▶ [SHORT TASK]: Set down the material below word for word, excluding the pictures.

▶ [SUPPLIED INFORMATION]:

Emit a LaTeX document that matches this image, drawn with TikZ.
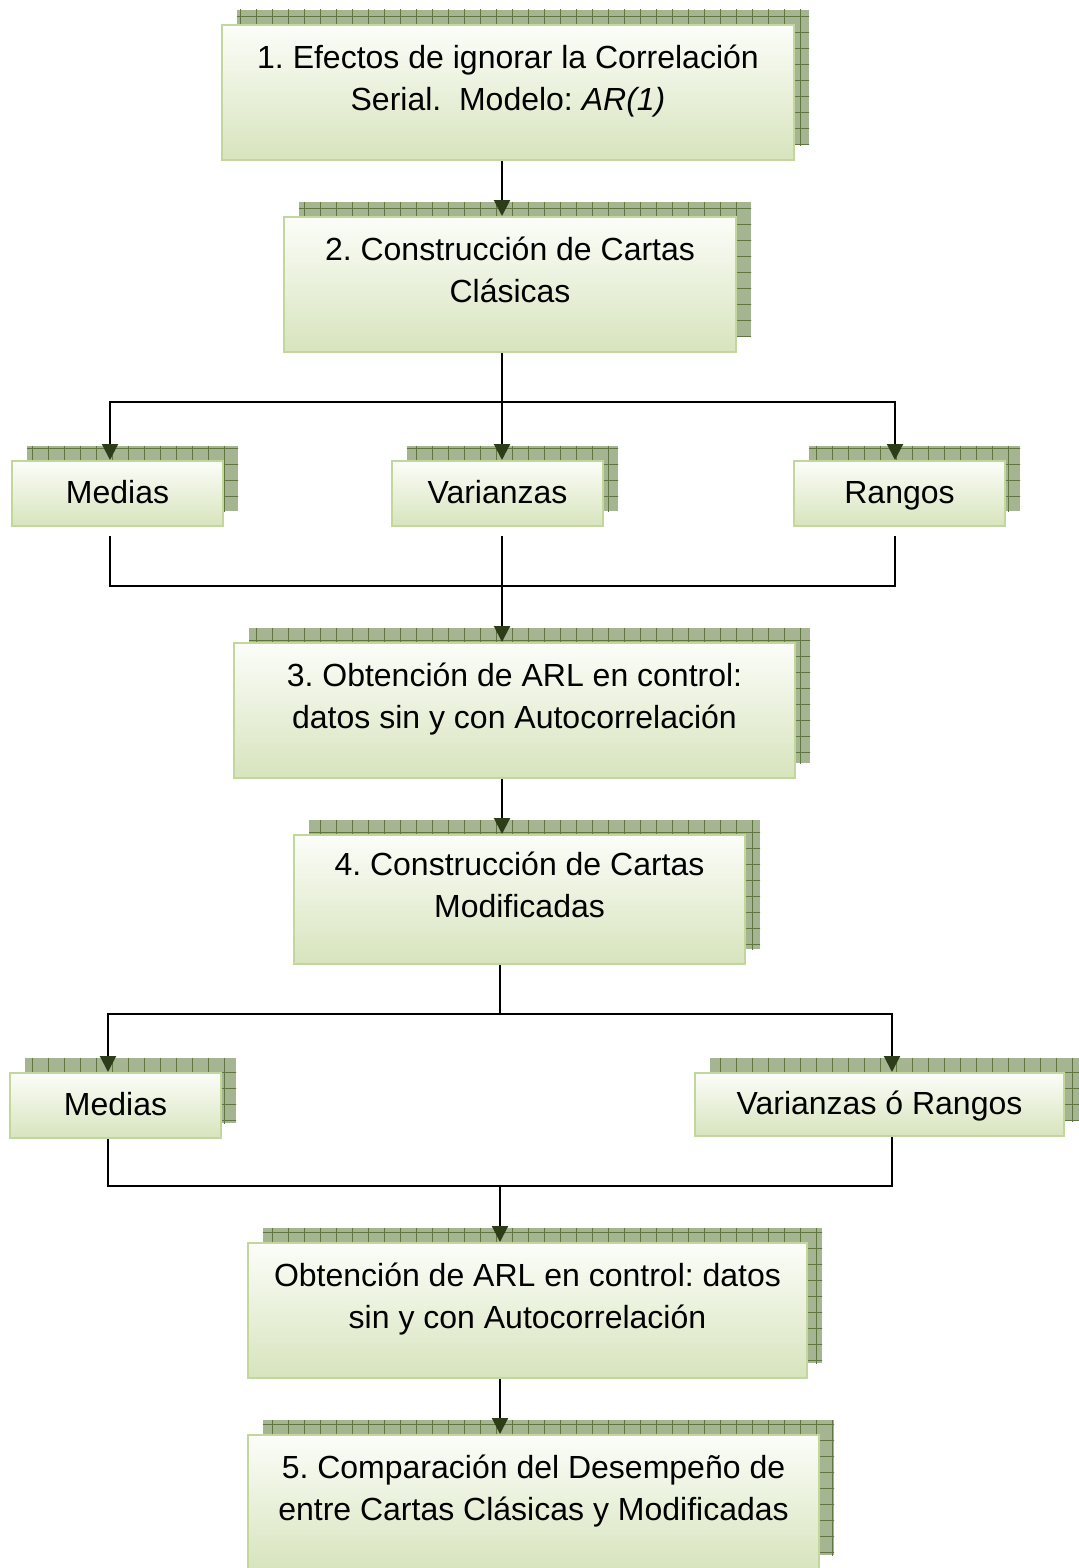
\documentclass[tikz,border=0pt]{standalone}
\usepackage{fontspec}
\setmainfont{Liberation Sans}
\usetikzlibrary{arrows.meta,shadows,patterns.meta}
\frenchspacing

\definecolor{boxline}{RGB}{195,214,155}
\definecolor{boxtop}{RGB}{252,253,249}
\definecolor{boxbot}{RGB}{215,228,189}
\definecolor{shadefill}{RGB}{165,180,145}
\definecolor{shadegrid}{RGB}{95,118,65}
\definecolor{tipgreen}{RGB}{45,60,25}

\tikzset{
  paso/.style={draw=boxline,line width=1pt,top color=boxtop,bottom color=boxbot,
    align=center,inner sep=0pt,font=\fontsize{16}{21}\selectfont,
    general shadow={fill=shadefill,shadow xshift=7.5pt,shadow yshift=7.5pt},
    general shadow={pattern={Lines[angle=0,distance=8pt,line width=0.45pt]},
      pattern color=shadegrid,shadow xshift=7.5pt,shadow yshift=7.5pt},
    general shadow={pattern={Lines[angle=90,distance=8pt,line width=0.45pt]},
      pattern color=shadegrid,shadow xshift=7.5pt,shadow yshift=7.5pt}},
  grande/.style={paso,minimum height=67.5pt,text depth=15pt},
  chico/.style={paso,minimum height=32.5pt,text height=12.25pt,text depth=2.75pt},
}

\begin{document}
\begin{tikzpicture}[x=0.5pt,y=-0.5pt,line width=1pt,
    >={Triangle[length=8pt,width=8pt,color=tipgreen]}]
                \useasboundingbox (0,0) rectangle (1079,1568);
                \node[grande,minimum width=286pt](1)at(508, 92.5){1. Efectos de ignorar la Correlación\\Serial.\ \ Modelo: \textit{AR(1)}};
                \node[grande,minimum width=226pt](2)at(510, 284.5){2. Construcción de Cartas\\Clásicas};
                \node[chico,minimum width=105.5pt](m1)at(117.5, 493.5){Medias};
                \node[chico,minimum width=105.5pt](v1)at(497.5, 493.5){Varianzas};
                \node[chico,minimum width=105.5pt](r1)at(899.5, 493.5){Rangos};
                \node[grande,minimum width=280.5pt](3)at(514.5, 710.5){3. Obtención de ARL en control:\\datos sin y con Autocorrelación};
                \node[grande,minimum width=225.5pt,minimum height=64.5pt](4)at(519.5, 899.5){4. Construcción de Cartas\\Modificadas};
                \node[chico,minimum width=105.5pt](m2)at(115.5, 1105.5){Medias};
                \node[chico,minimum width=184.5pt,minimum height=31.5pt](vr)at(879.5, 1104.5){Varianzas ó Rangos};
                \node[grande,minimum width=279.5pt](6)at(527.5, 1310.5){Obtención de ARL en control: datos\\sin y con Autocorrelación};
                \node[grande,minimum width=285.5pt](5)at(533.5, 1502.5){5. Comparación del Desempeño de\\entre Cartas Clásicas y Modificadas};

                % puntos de reparto
                \coordinate (a) at (502, 402);
                \coordinate (b) at (502, 586);
                \coordinate (c) at (500, 1014);
                \coordinate (d) at (500, 1186);
                \coordinate (izq1) at (110, 0);
                \coordinate (der1) at (895, 0);
                \coordinate (izq2) at (108, 0);
                \coordinate (der2) at (892, 0);

                \draw[->] (1.south -| a) -- (2.north -| a);
                \draw (2.south -| a) -- (a);
                \draw[->] (a) -- (v1.north -| a);
                \draw[->] (a) -| (m1.north -| izq1);
                \draw[->] (a) -| (r1.north -| der1);
                \draw ([yshift=-4.5pt]m1.south -| izq1) |- (b) -| ([yshift=-4.5pt]r1.south -| der1);
                \draw ([yshift=-4.5pt]v1.south -| b) -- (b);
                \draw[->] (b) -- (3.north -| b);
                \draw[->] (3.south -| b) -- (4.north -| b);
                \draw (4.south -| c) -- (c);
                \draw[->] (c) -| (m2.north -| izq2);
                \draw[->] (c) -| (vr.north -| der2);
                \draw (m2.south -| izq2) |- (d) -| (vr.south -| der2);
                \draw[->] (d) -- (6.north -| d);
                \draw[->] (6.south -| d) -- (5.north -| d);
\end{tikzpicture}
\end{document}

▶ [THE SOLUTION]:
Emit a LaTeX document that matches this image, drawn with TikZ.
\documentclass[tikz,border=0pt]{standalone}
\usepackage{fontspec}
\setmainfont{Liberation Sans}
\usetikzlibrary{arrows.meta,shadows,patterns.meta}
\frenchspacing

\definecolor{boxline}{RGB}{195,214,155}
\definecolor{boxtop}{RGB}{252,253,249}
\definecolor{boxbot}{RGB}{215,228,189}
\definecolor{shadefill}{RGB}{165,180,145}
\definecolor{shadegrid}{RGB}{95,118,65}
\definecolor{tipgreen}{RGB}{45,60,25}

\tikzset{
  paso/.style={draw=boxline,line width=1pt,top color=boxtop,bottom color=boxbot,
    align=center,inner sep=0pt,font=\fontsize{16}{21}\selectfont,
    general shadow={fill=shadefill,shadow xshift=7.5pt,shadow yshift=7.5pt},
    general shadow={pattern={Lines[angle=0,distance=8pt,line width=0.45pt]},
      pattern color=shadegrid,shadow xshift=7.5pt,shadow yshift=7.5pt},
    general shadow={pattern={Lines[angle=90,distance=8pt,line width=0.45pt]},
      pattern color=shadegrid,shadow xshift=7.5pt,shadow yshift=7.5pt}},
  grande/.style={paso,minimum height=67.5pt,text depth=15pt},
  chico/.style={paso,minimum height=32.5pt,text height=12.25pt,text depth=2.75pt},
}

\begin{document}
\begin{tikzpicture}[x=0.5pt,y=-0.5pt,line width=1pt,
    >={Triangle[length=8pt,width=8pt,color=tipgreen]}]
                \useasboundingbox (0,0) rectangle (1079,1568);
                \node[grande,minimum width=286pt](1)at(508, 92.5){1. Efectos de ignorar la Correlación\\Serial.\ \ Modelo: \textit{AR(1)}};
                \node[grande,minimum width=226pt](2)at(510, 284.5){2. Construcción de Cartas\\Clásicas};
                \node[chico,minimum width=105.5pt](m1)at(117.5, 493.5){Medias};
                \node[chico,minimum width=105.5pt](v1)at(497.5, 493.5){Varianzas};
                \node[chico,minimum width=105.5pt](r1)at(899.5, 493.5){Rangos};
                \node[grande,minimum width=280.5pt](3)at(514.5, 710.5){3. Obtención de ARL en control:\\datos sin y con Autocorrelación};
                \node[grande,minimum width=225.5pt,minimum height=64.5pt](4)at(519.5, 899.5){4. Construcción de Cartas\\Modificadas};
                \node[chico,minimum width=105.5pt](m2)at(115.5, 1105.5){Medias};
                \node[chico,minimum width=184.5pt,minimum height=31.5pt](vr)at(879.5, 1104.5){Varianzas ó Rangos};
                \node[grande,minimum width=279.5pt](6)at(527.5, 1310.5){Obtención de ARL en control: datos\\sin y con Autocorrelación};
                \node[grande,minimum width=285.5pt](5)at(533.5, 1502.5){5. Comparación del Desempeño de\\entre Cartas Clásicas y Modificadas};

                % puntos de reparto
                \coordinate (a) at (502, 402);
                \coordinate (b) at (502, 586);
                \coordinate (c) at (500, 1014);
                \coordinate (d) at (500, 1186);
                \coordinate (izq1) at (110, 0);
                \coordinate (der1) at (895, 0);
                \coordinate (izq2) at (108, 0);
                \coordinate (der2) at (892, 0);

                \draw[->] (1.south -| a) -- (2.north -| a);
                \draw (2.south -| a) -- (a);
                \draw[->] (a) -- (v1.north -| a);
                \draw[->] (a) -| (m1.north -| izq1);
                \draw[->] (a) -| (r1.north -| der1);
                \draw ([yshift=-4.5pt]m1.south -| izq1) |- (b) -| ([yshift=-4.5pt]r1.south -| der1);
                \draw ([yshift=-4.5pt]v1.south -| b) -- (b);
                \draw[->] (b) -- (3.north -| b);
                \draw[->] (3.south -| b) -- (4.north -| b);
                \draw (4.south -| c) -- (c);
                \draw[->] (c) -| (m2.north -| izq2);
                \draw[->] (c) -| (vr.north -| der2);
                \draw (m2.south -| izq2) |- (d) -| (vr.south -| der2);
                \draw[->] (d) -- (6.north -| d);
                \draw[->] (6.south -| d) -- (5.north -| d);
\end{tikzpicture}
\end{document}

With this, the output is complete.